> WORK TO COMPLETE
Make an exact copy of the entries, and keep any pictures out of it.

---- DATASET EXTRACT

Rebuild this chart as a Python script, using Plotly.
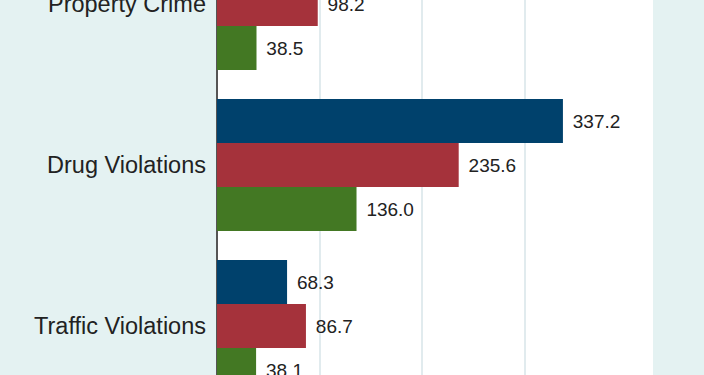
import plotly.graph_objects as go

categories = ["Property Crime", "Drug Violations", "Traffic Violations"]
series_names = ["Series A", "Series B", "Series C"]
values_a = [None, 337.2, 68.3]
values_b = [98.2, 235.6, 86.7]
values_c = [38.5, 136.0, 38.1]
grid_ticks = [0, 100, 200, 300]
colors = ["#00416c", "#a5323b", "#437823"]

fig = go.Figure()
for name, vals, col in zip(series_names, [values_a, values_b, values_c], colors):
    fig.add_trace(go.Bar(
        y=categories, x=vals, name=name, orientation="h",
        marker=dict(color=col, line=dict(width=0)),
        text=[None if v is None else f"\u00a0\u200a{v:.1f}" for v in vals],
        textposition="outside", cliponaxis=False,
        textfont=dict(size=19, color="#222222", family="Liberation Sans, Arial, sans-serif"),
    ))

fig.update_layout(
    width=704, height=375,
    margin=dict(l=217, r=51, t=0, b=0, autoexpand=False),
    paper_bgcolor="#e4f2f2", plot_bgcolor="#ffffff",
    barmode="group", bargap=0.18, bargroupgap=0,
    showlegend=False,
    font=dict(family="Liberation Sans, Arial, sans-serif", color="#222222"),
)
fig.update_xaxes(range=[0, 425], tickvals=grid_ticks, showgrid=True, gridcolor="#e1ebee", gridwidth=1.5,
                 zeroline=True, zerolinecolor="#555555", zerolinewidth=1.5,
                 showticklabels=False, showline=False, automargin=False)
fig.update_yaxes(type="category", range=[2.304, -0.025], tickfont=dict(size=23.5, color="#222222"),
                 ticklabelstandoff=10, showgrid=False, zeroline=False, showline=False,
                 automargin=False)

fig.write_html("out.html", config={"displayModeBar": False},
               post_script="document.body.style.margin='0';document.body.style.overflow='hidden';")
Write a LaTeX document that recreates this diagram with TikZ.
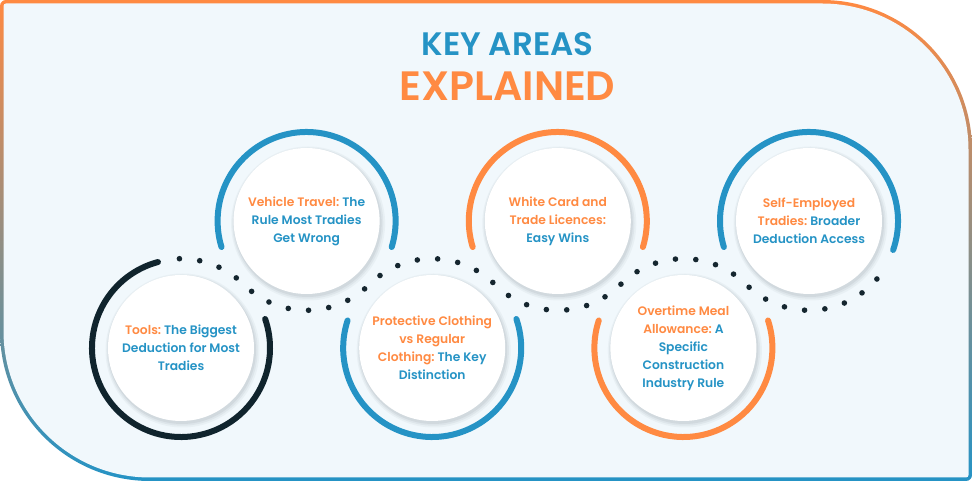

--------

> TASK ANSWER
Rebuild this chart as a Python script, using Plotly.
import plotly.graph_objects as go

categories = ["Property Crime", "Drug Violations", "Traffic Violations"]
series_names = ["Series A", "Series B", "Series C"]
values_a = [None, 337.2, 68.3]
values_b = [98.2, 235.6, 86.7]
values_c = [38.5, 136.0, 38.1]
grid_ticks = [0, 100, 200, 300]
colors = ["#00416c", "#a5323b", "#437823"]

fig = go.Figure()
for name, vals, col in zip(series_names, [values_a, values_b, values_c], colors):
    fig.add_trace(go.Bar(
        y=categories, x=vals, name=name, orientation="h",
        marker=dict(color=col, line=dict(width=0)),
        text=[None if v is None else f"\u00a0\u200a{v:.1f}" for v in vals],
        textposition="outside", cliponaxis=False,
        textfont=dict(size=19, color="#222222", family="Liberation Sans, Arial, sans-serif"),
    ))

fig.update_layout(
    width=704, height=375,
    margin=dict(l=217, r=51, t=0, b=0, autoexpand=False),
    paper_bgcolor="#e4f2f2", plot_bgcolor="#ffffff",
    barmode="group", bargap=0.18, bargroupgap=0,
    showlegend=False,
    font=dict(family="Liberation Sans, Arial, sans-serif", color="#222222"),
)
fig.update_xaxes(range=[0, 425], tickvals=grid_ticks, showgrid=True, gridcolor="#e1ebee", gridwidth=1.5,
                 zeroline=True, zerolinecolor="#555555", zerolinewidth=1.5,
                 showticklabels=False, showline=False, automargin=False)
fig.update_yaxes(type="category", range=[2.304, -0.025], tickfont=dict(size=23.5, color="#222222"),
                 ticklabelstandoff=10, showgrid=False, zeroline=False, showline=False,
                 automargin=False)

fig.write_html("out.html", config={"displayModeBar": False},
               post_script="document.body.style.margin='0';document.body.style.overflow='hidden';")
Write a LaTeX document that recreates this diagram with TikZ.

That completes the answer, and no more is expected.